━━━━━ Recorded data ━━━━━
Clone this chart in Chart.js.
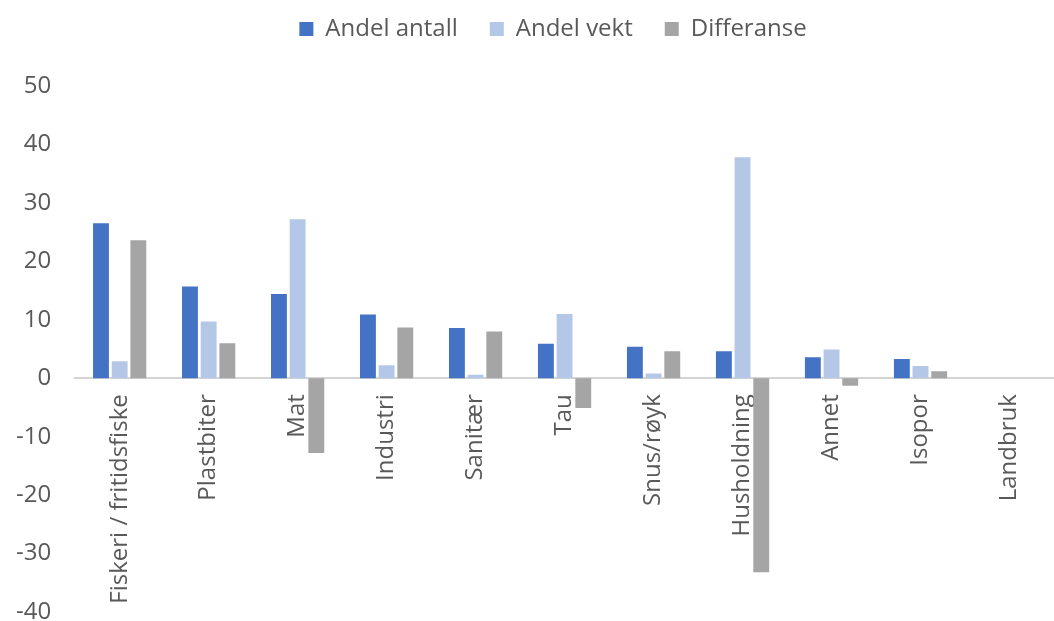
<!DOCTYPE html>
<html>
<head>
<meta charset="utf-8">
<script src="https://cdn.jsdelivr.net/npm/chart.js@4/dist/chart.umd.min.js"></script>
<style>
  html, body { margin: 0; padding: 0; background: #fff; }
  #wrap { width: 1054px; height: 621px; }
</style>
</head>
<body>
<div id="wrap"><canvas id="chart" width="1054" height="621"></canvas></div>
<script>
// Categories and the three series (percent)
const categories = ['Fiskeri / fritidsfiske', 'Plastbiter', 'Mat', 'Industri', 'Sanitær', 'Tau',
  'Snus/røyk', 'Husholdning', 'Annet', 'Isopor', 'Landbruk'];
const andelAntall = [26.5, 15.7, 14.4, 10.9, 8.6, 5.9, 5.4, 4.6, 3.6, 3.3, 0];
const andelVekt = [2.9, 9.7, 27.2, 2.2, 0.6, 11.0, 0.8, 37.8, 4.9, 2.1, 0];
const differanse = [23.6, 6.0, -12.8, 8.7, 8.0, -5.1, 4.6, -33.2, -1.3, 1.2, 0];

const yMin = -40, yMax = 50, yStep = 10;

const textColor = '#595959';
const fontFamily = '"Open Sans", "Noto Sans", sans-serif';
const fontSize = 24;

// leave room under the legend before the plot starts, and nudge it right a bit
const legendSpace = {
  id: 'legendSpace',
  beforeInit(chart) {
    const fit = chart.legend.fit;
    chart.legend.fit = function () {
      fit.call(this);
      this.height = 101;
    };
  },
  afterLayout(chart) {
    chart.legend.left += 16;
    chart.legend.right += 16;
  }
};

const ctx = document.getElementById('chart').getContext('2d');
new Chart(ctx, {
  type: 'bar',
  data: {
    labels: categories,
    datasets: [
      { label: 'Andel antall', data: andelAntall, backgroundColor: '#4472C4' },
      { label: 'Andel vekt', data: andelVekt, backgroundColor: '#B4C7E7' },
      { label: 'Differanse', data: differanse, backgroundColor: '#A5A5A5' }
    ]
  },
  plugins: [legendSpace],
  options: {
    responsive: false,
    animation: false,
    layout: { padding: { top: -15, bottom: 9, left: 0, right: -20 } },
    datasets: {
      bar: { categoryPercentage: 0.63, barPercentage: 0.85 }
    },
    plugins: {
      tooltip: { enabled: false },
      legend: {
        position: 'top',
        labels: {
          color: textColor,
          font: { family: fontFamily, size: fontSize },
          boxWidth: 14,
          boxHeight: 14,
          padding: 32
        }
      }
    },
    scales: {
      x: {
        position: { y: 0 },
        // the category labels hang over the plot, so the axis takes no room
        afterFit(scale) {
          scale.height = 0;
        },
        grid: { display: false },
        border: { display: true, color: '#d4d4d4', width: 2 },
        ticks: {
          autoSkip: false,
          minRotation: 90,
          maxRotation: 90,
          padding: 8,
          color: textColor,
          font: { family: fontFamily, size: fontSize }
        }
      },
      y: {
        min: yMin,
        max: yMax,
        afterFit(scale) {
          // only half a label may hang below the plot
          scale.paddingBottom = 9;
        },
        grid: { display: false },
        border: { display: false },
        ticks: {
          stepSize: yStep,
          padding: 16,
          color: textColor,
          font: { family: fontFamily, size: fontSize, lineHeight: 0.75 }
        }
      }
    }
  }
});
</script>
</body>
</html>
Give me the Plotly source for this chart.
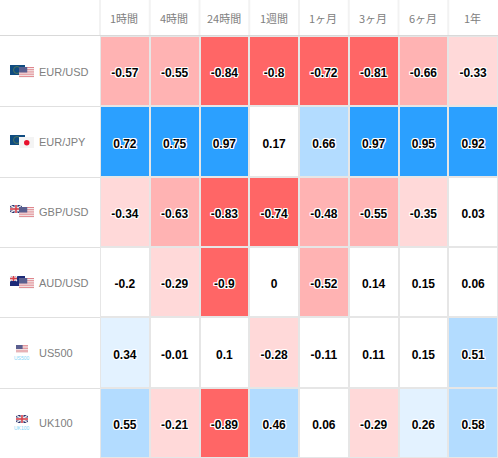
import plotly.graph_objects as go

columns = ["1時間", "4時間", "24時間", "1週間", "1ヶ月", "3ヶ月", "6ヶ月", "1年"]
instruments = ["EUR/USD", "EUR/JPY", "GBP/USD", "AUD/USD", "US500", "UK100"]
eur_usd = [-0.57, -0.55, -0.84, -0.8, -0.72, -0.81, -0.66, -0.33]
eur_jpy = [0.72, 0.75, 0.97, 0.17, 0.66, 0.97, 0.95, 0.92]
gbp_usd = [-0.34, -0.63, -0.83, -0.74, -0.48, -0.55, -0.35, 0.03]
aud_usd = [-0.2, -0.29, -0.9, 0, -0.52, 0.14, 0.15, 0.06]
us500 = [0.34, -0.01, 0.1, -0.28, -0.11, 0.11, 0.15, 0.51]
uk100 = [0.55, -0.21, -0.89, 0.46, 0.06, -0.29, 0.26, 0.58]
rows = [eur_usd, eur_jpy, gbp_usd, aud_usd, us500, uk100]

W, H = 498, 458
RED3, RED2, RED1 = "#ff6666", "#ffb3b3", "#ffd9d9"
BLUE1, BLUE2, BLUE3 = "#e3f2ff", "#b3dcff", "#2ba0ff"
bins = [(-1, -0.7, RED3), (-0.7, -0.4, RED2), (-0.4, -0.205, RED1), (-0.205, 0.2, "#ffffff"),
        (0.2, 0.4, BLUE1), (0.4, 0.7, BLUE2), (0.7, 1, BLUE3)]
scale = []
for lo, hi, c in bins:
    scale += [[(lo + 1) / 2, c], [(hi + 1) / 2, c]]

fig = go.Figure()
fig.add_trace(go.Heatmap(z=rows, x=columns, y=instruments, zmin=-1, zmax=1, colorscale=scale,
                         showscale=False, xgap=2, ygap=2, hoverinfo="skip"))
xs = [c for _ in instruments for c in columns]
ys = [r for r in instruments for _ in columns]
txt = [str(v) for row in rows for v in row]
# The value labels sit on a twin y axis nudged by about 3 px, as in the reference.
fig.add_trace(go.Scatter(x=xs, y=ys, text=txt, mode="text", hoverinfo="skip", yaxis="y2",
                         textfont=dict(family="Liberation Sans", size=12, color="#000000", weight="bold",
                                       shadow="1px 0 0 #fff, -1px 0 0 #fff, 0 1px 0 #fff, 0 -1px 0 #fff, "
                                              "1px 1px 0 #fff, -1px -1px 0 #fff, 1px -1px 0 #fff, -1px 1px 0 #fff")))

shapes = []
def px(x0, y0, x1, y1, c, kind="rect"):
    shapes.append(dict(type=kind, xref="paper", yref="paper", x0=x0 / W, x1=x1 / W, y0=1 - y0 / H, y1=1 - y1 / H,
                       fillcolor=c, line_width=0, layer="above"))

def eur(x, y):
    px(x, y, x + 15, y + 10, "#0f4c81")
    shapes.append(dict(type="circle", xref="paper", yref="paper", x0=(x + 3.5) / W, x1=(x + 10.5) / W,
                       y0=1 - (y + 1.5) / H, y1=1 - (y + 8.5) / H, fillcolor="rgba(0,0,0,0)",
                       line=dict(color="#5f7f4f", width=0.8), layer="above"))
def usa(x, y, w=15, h=11):
    px(x, y, x + w, y + h, "#f6f6f6")
    n = 5
    for i in range(n):
        px(x, y + i * h / n, x + w, y + (i + .5) * h / n, "#e0858c")
    px(x, y, x + w * .55, y + h * .5, "#5a5f8f")
def jpn(x, y):
    px(x, y, x + 15, y + 11, "#f4f4f4")
    px(x + 5, y + 3, x + 10.5, y + 8.5, "#e8112d", "circle")
def gbr(x, y, w=12, h=8):
    px(x, y, x + w, y + h, "#28306e")
    shapes.append(dict(type="line", xref="paper", yref="paper", x0=x / W, x1=(x + w) / W, y0=1 - y / H, y1=1 - (y + h) / H,
                       line=dict(color="#f0f0f0", width=1.5), layer="above"))
    shapes.append(dict(type="line", xref="paper", yref="paper", x0=x / W, x1=(x + w) / W, y0=1 - (y + h) / H, y1=1 - y / H,
                       line=dict(color="#f0f0f0", width=1.5), layer="above"))
    px(x + w / 2 - 1.5, y, x + w / 2 + 1.5, y + h, "#f0f0f0")
    px(x, y + h / 2 - 1.5, x + w, y + h / 2 + 1.5, "#f0f0f0")
    px(x + w / 2 - .8, y, x + w / 2 + .8, y + h, "#d8404a")
    px(x, y + h / 2 - .8, x + w, y + h / 2 + .8, "#d8404a")
def aus(x, y):
    px(x, y, x + 15, y + 10, "#1c2a78")
    gbr(x, y, 7, 5)

eur(10, 65); usa(19, 67)
eur(10, 135); jpn(19, 137)
gbr(10, 205); usa(19, 207)
aus(10, 276); usa(19, 278)
usa(16, 345, 12, 8)
gbr(16, 415, 12, 8)

annotations = []
def label(x, y, t, size, color, family="Liberation Sans", anchor="left"):
    annotations.append(dict(text=t, x=x / W, y=1 - y / H, xref="paper", yref="paper", showarrow=False,
                            xanchor=anchor, yanchor="middle", font=dict(size=size, color=color, family=family)))

for name, cy in zip(instruments, [72, 142, 212, 283, 353, 423]):
    label(36.5, cy, name, 11, "#808080")
label(22, 358, "US500", 5, "#7fd4f7", anchor="center")
label(22, 428, "UK100", 5, "#7fd4f7", anchor="center")
for i, name in enumerate(columns):
    label(100 + (i + .5) * 398 / 8 - 0.5, 17.5, name, 11, "#808080", "Noto Sans CJK JP", "center")
    px(99 + i * 398 / 8, 0, 101 + i * 398 / 8, 36, "#f2f2f2")
for cy in [106.5, 177.5, 247.5, 317.5, 388.5]:
    px(0, cy - 0.5, 100, cy + 0.5, "#e0e0e0")
px(0, 35, W, 36, "#d9d9d9")

nudge = 3 / (422 / 6)
fig.update_layout(width=W, height=H, margin=dict(l=0, r=0, t=0, b=0), paper_bgcolor="#ffffff", plot_bgcolor="#e6e6e6",
                  showlegend=False, shapes=shapes, annotations=annotations,
                  xaxis=dict(domain=[100 / W, 1], type="category", categoryarray=columns, range=[-0.5, 7.5],
                             showticklabels=False, showgrid=False, zeroline=False, fixedrange=True),
                  yaxis=dict(domain=[0, 1 - 36 / H], type="category", categoryarray=instruments, range=[5.5, -0.5],
                             showticklabels=False, showgrid=False, zeroline=False, fixedrange=True),
                  yaxis2=dict(domain=[0, 1 - 36 / H], anchor="x", overlaying="y", type="category",
                              categoryarray=instruments, range=[5.5 - nudge, -0.5 - nudge],
                              showticklabels=False, showgrid=False, zeroline=False, fixedrange=True))
fig.write_html("out.html", config={"displayModeBar": False},
               post_script="document.body.style.margin='0';document.body.style.overflow='hidden';")
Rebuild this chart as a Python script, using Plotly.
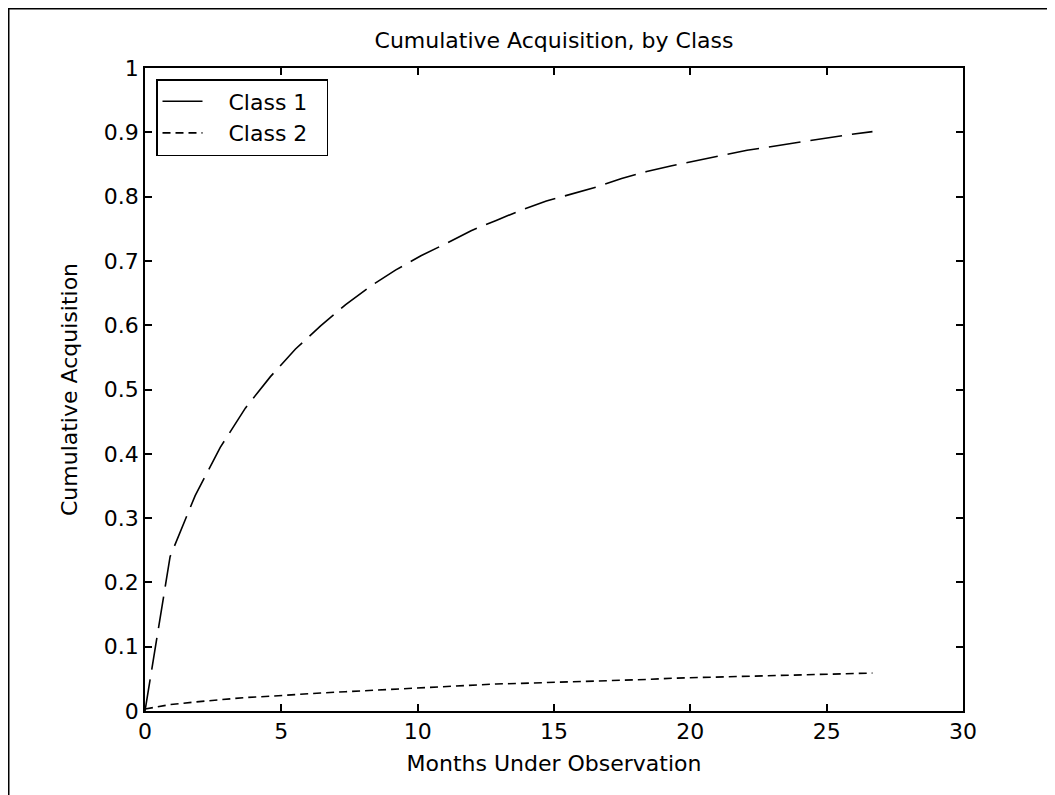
import plotly.graph_objects as go

# Data
months = [0, 0.92, 1.84, 2.76, 3.68, 4.6, 5.52, 6.44, 7.36, 8.28, 9.2, 10.12,
          11.04, 11.96, 12.88, 13.8, 14.72, 15.64, 16.56, 17.48, 18.4, 19.32,
          20.24, 21.16, 22.08, 23.0, 23.92, 24.84, 25.76, 26.68]
class1 = [0, 0.24, 0.335, 0.41, 0.471, 0.52, 0.563, 0.599, 0.632, 0.661, 0.686,
          0.708, 0.727, 0.747, 0.763, 0.779, 0.793, 0.804, 0.815, 0.828, 0.839,
          0.848, 0.856, 0.865, 0.872, 0.878, 0.884, 0.891, 0.896, 0.901]
class2 = [0.003, 0.010, 0.014, 0.018, 0.021, 0.023, 0.026, 0.028, 0.030, 0.032,
          0.034, 0.036, 0.039, 0.041, 0.042, 0.043, 0.044, 0.045, 0.047, 0.048,
          0.049, 0.051, 0.052, 0.054, 0.055, 0.056, 0.057, 0.058, 0.0585, 0.059]
series_names = ["Class 1", "Class 2"]
x_ticks = [0, 5, 10, 15, 20, 25, 30]
y_ticks = [0, 0.1, 0.2, 0.3, 0.4, 0.5, 0.6, 0.7, 0.8, 0.9, 1]

FONT = "DejaVu Sans, Verdana, sans-serif"
SIZE = 22
NB = "\u00a0"

W, H = 1047, 787
L, R, T, B = 137, 92, 60, 84
PW, PH = W - L - R, H - T - B


def px_x(X):
    return (X - L) / PW


def px_y(Y):
    return (H - B - Y) / PH


fig = go.Figure()
fig.add_trace(go.Scatter(x=months, y=class1, mode="lines", showlegend=False,
                         line=dict(color="black", width=1.6, dash="32px,10px")))
fig.add_trace(go.Scatter(x=months, y=class2, mode="lines",
                         name=NB * 3 + series_names[1] + NB * 2,
                         legendrank=2,
                         line=dict(color="black", width=1.6, dash="8px,5px")))
fig.add_trace(go.Scatter(x=[None], y=[None], mode="lines",
                         name=NB * 3 + series_names[0] + NB * 2,
                         legendrank=1,
                         line=dict(color="black", width=1.6)))

axis_common = dict(showline=True, linecolor="black", linewidth=1.5, mirror="ticks",
                   ticks="inside", ticklen=7, tickwidth=1.5, tickcolor="black",
                   showgrid=False, zeroline=False,
                   tickfont=dict(family=FONT, size=SIZE, color="black"))

fig.update_layout(
    width=W, height=H,
    margin=dict(l=L, r=R, t=T, b=B),
    paper_bgcolor="white", plot_bgcolor="white",
    title=dict(text="Cumulative Acquisition, by Class", x=0.5, xref="paper",
               xanchor="center", y=1 - 32 / H, yanchor="middle",
               font=dict(family=FONT, size=SIZE, color="black")),
    xaxis=dict(range=[0, 30], tickvals=x_ticks,
               title=dict(text="Months Under Observation", standoff=12,
                          font=dict(family=FONT, size=SIZE, color="black")),
               **axis_common),
    yaxis=dict(range=[0, 1], tickvals=y_ticks,
               title=dict(text="Cumulative Acquisition", standoff=20,
                          font=dict(family=FONT, size=SIZE, color="black")),
               **axis_common),
    legend=dict(x=px_x(148), y=px_y(71), xanchor="left", yanchor="top",
                bordercolor="black", borderwidth=1.5, bgcolor="white",
                font=dict(family=FONT, size=SIZE, color="black"),
                itemwidth=40),
    shapes=[
        dict(type="line", xref="paper", yref="paper",
             x0=px_x(0), x1=px_x(W + 5), y0=px_y(0), y1=px_y(0),
             line=dict(color="black", width=3)),
        dict(type="line", xref="paper", yref="paper",
             x0=px_x(0), x1=px_x(0), y0=px_y(0), y1=px_y(H + 5),
             line=dict(color="black", width=3)),
    ],
)

fig.write_html("out.html")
━━━━━
[Task] Track down every line with the word "this" and copy it.

[The answer]
Clone this chart in Chart.js.
      fit.call(this);
      this.height = 101;
Give me the Plotly source for this chart.
Rebuild this chart as a Python script, using Plotly.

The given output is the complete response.